So, Avon and Somerset Police have quietly dropped their investigation into Irish rap trio Kneecap after deciding there’s “insufficient evidence” to prosecute. Not that there was ever a realistic chance of conviction, but that’s hardly the point, is it?
Let’s not kid ourselves: this wasn’t about upholding the law. It was about sending a message. A message from the state, cloaked in legalese, warning artists, activists, and anyone daring to speak outside the Westminster-approved script: We’re watching you.
The so-called offence? A throwaway remark at Glastonbury, where Kneecap referenced a pending court case involving one of their members, Liam Óg Ó hAnnaidh. During the performance, fellow member Naoise Ó Cairealláin told the crowd they would “start a riot outside the courts”—before immediately clarifying: “No riots, just love and support. And support for Palestine.”
That was enough to launch a full-scale criminal investigation. Surveillance, statements, pressure. All for an ad-lib on a stage in a field, drowned in music and context. We’re truly through the looking glass.
But that’s the era we’re in: where irony is a crime, and satire gets red-flagged by the Crown Prosecution Service.
Kneecap called it for what it is: “Political policing intimidation.” And they’re right. There was no riot. No incitement. Just defiance. And that’s what rattles the establishment—especially when it comes wrapped in tricolours, Gaeilge, and pro-Palestinian solidarity.
Let’s be blunt: the state’s issue with Kneecap isn’t about what was said. It’s about who said it, and where they said it. A stage as big as Glastonbury’s is supposed to be for safe rebellion—an aesthetic of protest that never strays too far from the status quo. When real rebellion slips through—unapologetically Irish, unapologetically political—they scramble to contain it.

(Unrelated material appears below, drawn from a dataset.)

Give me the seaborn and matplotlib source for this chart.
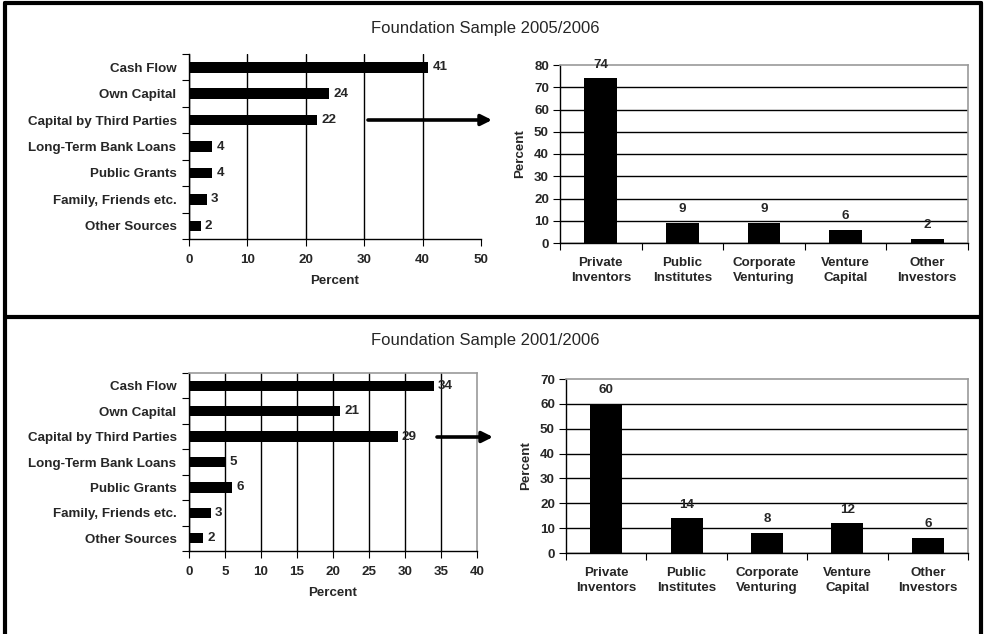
import numpy as np
import pandas as pd
import matplotlib
matplotlib.use("Agg")
import matplotlib.pyplot as plt
import seaborn as sns
from matplotlib.lines import Line2D

sns.set_style("white")
plt.rcParams["font.family"] = ["Liberation Sans", "DejaVu Sans"]

# ---- data -------------------------------------------------------------
sources = ["Cash Flow", "Own Capital", "Capital by Third Parties",
           "Long-Term Bank Loans", "Public Grants", "Family, Friends etc.",
           "Other Sources"]
sources_2005 = [41, 24, 22, 4, 4, 3, 2]
sources_2001 = [34, 21, 29, 5, 6, 3, 2]

investors = ["Private\nInventors", "Public\nInstitutes", "Corporate\nVenturing",
             "Venture\nCapital", "Other\nInvestors"]
investors_2005 = [74, 9, 9, 6, 2]
investors_2001 = [60, 14, 8, 12, 6]

titles = ["Foundation Sample 2005/2006", "Foundation Sample 2001/2006"]
src_xticks = [[0, 10, 20, 30, 40, 50], [0, 5, 10, 15, 20, 25, 30, 35, 40]]
inv_yticks = [[0, 10, 20, 30, 40, 50, 60, 70, 80], [0, 10, 20, 30, 40, 50, 60, 70]]

W, H = 984, 634
fig = plt.figure(figsize=(W / 100, H / 100), dpi=100)
FS = 9.6
GRAY = "#9a9a9a"


def px_axes(x0, y0, x1, y1):
    """Axes from pixel box (top-left origin)."""
    return fig.add_axes([x0 / W, 1 - y1 / H, (x1 - x0) / W, (y1 - y0) / H])


def source_chart(ax, values, xticks, frame):
    df = pd.DataFrame({"source": sources, "pct": values})
    sns.barplot(data=df, x="pct", y="source", orient="h", color="black",
                saturation=1, width=0.4, linewidth=0, ax=ax)
    ax.set_xlim(xticks[0], xticks[-1])
    ax.set_xticks(xticks)
    ax.set_xticklabels([str(t) for t in xticks], fontsize=FS, fontweight="bold")
    ax.set_yticks(range(len(sources)))
    ax.set_yticklabels(sources, fontsize=FS, fontweight="bold")
    ax.set_yticks(np.arange(-0.5, len(sources), 1), minor=True)
    ax.tick_params(axis="y", which="major", length=0, pad=9)
    ax.tick_params(axis="y", which="minor", length=5, width=0.8, color="black", direction="out", left=True)
    ax.tick_params(axis="x", which="major", length=5, width=0.8, color="black", direction="out", bottom=True, pad=6)
    ax.set_ylabel("")
    ax.set_xlabel("Percent", fontsize=FS, fontweight="bold", labelpad=6)
    ax.xaxis.grid(True, color="black", linewidth=1)
    ax.set_axisbelow(True)
    ax.get_xgridlines()[-1].set_visible(False)
    for s in ("left", "bottom"):
        ax.spines[s].set_color("black")
        ax.spines[s].set_linewidth(1)
    for s in ("top", "right"):
        ax.spines[s].set_visible(frame)
        ax.spines[s].set_color(GRAY)
        ax.spines[s].set_linewidth(1.2)
    ax.bar_label(ax.containers[0], labels=[str(v) for v in values],
                 padding=3, fontsize=FS, fontweight="bold")


def investor_chart(ax, values, yticks):
    df = pd.DataFrame({"investor": investors, "pct": values})
    sns.barplot(data=df, x="investor", y="pct", color="black",
                saturation=1, width=0.4, linewidth=0, ax=ax)
    ax.set_ylim(yticks[0], yticks[-1])
    ax.set_yticks(yticks)
    ax.set_yticklabels([str(t) for t in yticks], fontsize=FS, fontweight="bold")
    ax.set_xticks(range(len(investors)))
    ax.set_xticklabels(investors, fontsize=FS, fontweight="bold", linespacing=1.4)
    ax.set_xticks(np.arange(-0.5, len(investors), 1), minor=True)
    ax.set_xlim(-0.5, len(investors) - 0.5)
    ax.tick_params(axis="x", which="major", length=0, pad=10)
    ax.tick_params(axis="x", which="minor", length=5, width=0.8, color="black", direction="out", bottom=True)
    ax.tick_params(axis="y", which="major", length=5, width=0.8, color="black", direction="out", left=True, pad=3)
    ax.set_xlabel("")
    ax.set_ylabel("Percent", fontsize=FS, fontweight="bold", labelpad=6)
    ax.yaxis.grid(True, color="black", linewidth=1)
    ax.set_axisbelow(True)
    ax.get_ygridlines()[-1].set_visible(False)
    for s in ("left", "bottom"):
        ax.spines[s].set_color("black")
        ax.spines[s].set_linewidth(1)
    for s in ("top", "right"):
        ax.spines[s].set_color(GRAY)
        ax.spines[s].set_linewidth(1.2)
    ax.bar_label(ax.containers[0], labels=[str(v) for v in values],
                 padding=5.5, fontsize=FS, fontweight="bold")


# top panel
ax1 = px_axes(189, 54, 481, 239)
source_chart(ax1, sources_2005, src_xticks[0], frame=False)
ax2 = px_axes(560, 65, 968, 243)
investor_chart(ax2, investors_2005, inv_yticks[0])

# bottom panel
ax3 = px_axes(189, 373, 477, 551)
source_chart(ax3, sources_2001, src_xticks[1], frame=True)
ax4 = px_axes(566, 379, 968, 553)
investor_chart(ax4, investors_2001, inv_yticks[1])

# panel titles
fig.text(485 / W, 1 - 28 / H, titles[0], ha="center", va="center", fontsize=12)
fig.text(485 / W, 1 - 341 / H, titles[1], ha="center", va="center", fontsize=12)

# arrows linking "Capital by Third Parties" to the investor breakdown
for (xa, xb, yy) in [(368, 492, 120), (437, 493, 437)]:
    fig.add_artist(matplotlib.patches.FancyArrowPatch(
        (xa / W, 1 - yy / H), (xb / W, 1 - yy / H), transform=fig.transFigure,
        arrowstyle="-|>", mutation_scale=16, linewidth=2.6, color="black",
        shrinkA=0, shrinkB=0))

# panel frames
frame_kw = dict(color="black", linewidth=3, transform=fig.transFigure)
fig.add_artist(Line2D([5 / W, 5 / W], [0, 1 - 3 / H], **frame_kw))
fig.add_artist(Line2D([981 / W, 981 / W], [0, 1 - 3 / H], **frame_kw))
fig.add_artist(Line2D([5 / W, 981 / W], [1 - 3 / H, 1 - 3 / H], **frame_kw))
fig.add_artist(Line2D([5 / W, 981 / W], [1 - 317 / H, 1 - 317 / H], **frame_kw))

fig.savefig("out.png", dpi=100, facecolor="white")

Meanwhile, the BBC, which somehow managed to broadcast the set of Bob Vylan in full, including chants of “Death to the IDF”, scrambled to apologise under pressure from Lisa Nandy and her fellow Culture-Warriors. They didn’t cut the feed because they didn’t anticipate anything genuinely political slipping past the producers. That was their real offence: letting reality leak into the performance.
Now Bob Vylan are under investigation too. Let’s be clear, chanting “death to the IDF” is not the same as calling for violence against Jewish people. It’s a political chant against a military force engaged in a brutal occupation. Offensive? To some. Illegal? That’s another matter entirely.
But here we are, with artists being treated like insurgents for expressing rage at genocide and injustice. And this from a state that arms the Israeli military and has the gall to lecture others on incitement.
Let’s not forget: Liam Óg Ó hAnnaidh still faces a separate charge under terrorism laws, for allegedly holding up a Hezbollah flag at a gig. A flag. At a gig. If that sounds Orwellian, it’s because it is.
This is the creeping criminalisation of dissent. A slow, methodical erasure of protest under the guise of “public order.” From Palestine solidarity to Irish republican memory, the message is the same: stay in your cultural lane, don’t make it political, and if you do… expect the knock on the door.
So no, the police dropping the case doesn’t undo the damage. The warning has already been sent. But Kneecap aren’t backing down, and nor should they. Because free speech doesn’t end where Starmer begins.
Art is not a crime. Dissent is not terrorism. And the only riot we’re seeing is the state’s full-blown panic at the return of real politics.